Sunday morning is crisp and frosty, the sort that pinkens cheeks and turns children into dragons. While the hotel slumbers, Alice and I slip out in search of another landmark lifted straight from her storybooks: the Tower of London, a veritable hoard of diamonds, rubies, and sapphires. Against a fiery sky, its burly ramparts rise as the sun turns the Thames to molten gold.

Eventually the cold wins, and we retreat to the warmth of the hotel. Bidding Traitors’ Gate farewell, we trade tales of rebellions, executions, and sieges on the bone-chilling walk home — each step carrying us closer to Vintry & Mercer and Alice’s promised pancakes. Even my most rousing pep talk about never being defeated falls flat as we pass The Monument; the only tower Alice now cares to conquer is drenched in maple syrup.

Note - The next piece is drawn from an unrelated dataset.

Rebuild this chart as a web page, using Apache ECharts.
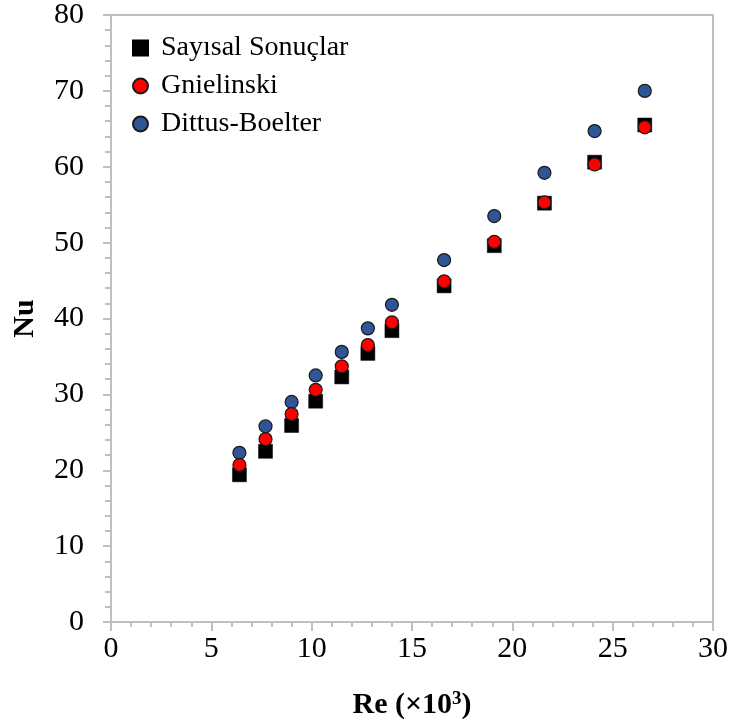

Luckily, there are no stairs between us and breakfast. Served downstairs in the foliage-filled Vintry Kitchen, it’s a relaxed affair, cooked to order. Guests tuck into classic eggs, pancakes, and pastries within its Instaworthy jungle-like interior. Post-lunch, it sets the scene for their circus afternoon tea—a veritable feast of chocolate clowns and edible big tops.

After checkout, we stroll to the Barbican, also famed for its jungle-like conservatory, and stumble into Postman’s Park — though in truth it’s more of a grassy pause than a “park.” Hiding in the shadows is yet another monument: the Memorial to Heroic Self-Sacrifice. Lined with modest ceramic tiles it commemorates Londoners who died saving others; from the the 11-year-old boy who stepped in front of a train to save his brother to the eight-year-old who pulled his sister from a burning house. No soaring domes, no ringing bells — just quiet acts of defiance, each of their painstaking sacrifices summed up in one tiny plaque.

And here it is, the true fabric of the City, it’s relentless fight; not the one waged in glass towers, but the stubborn, unshowy refusal to give in, whatever the personal cost. British stoicism quite literally baked into the brickwork.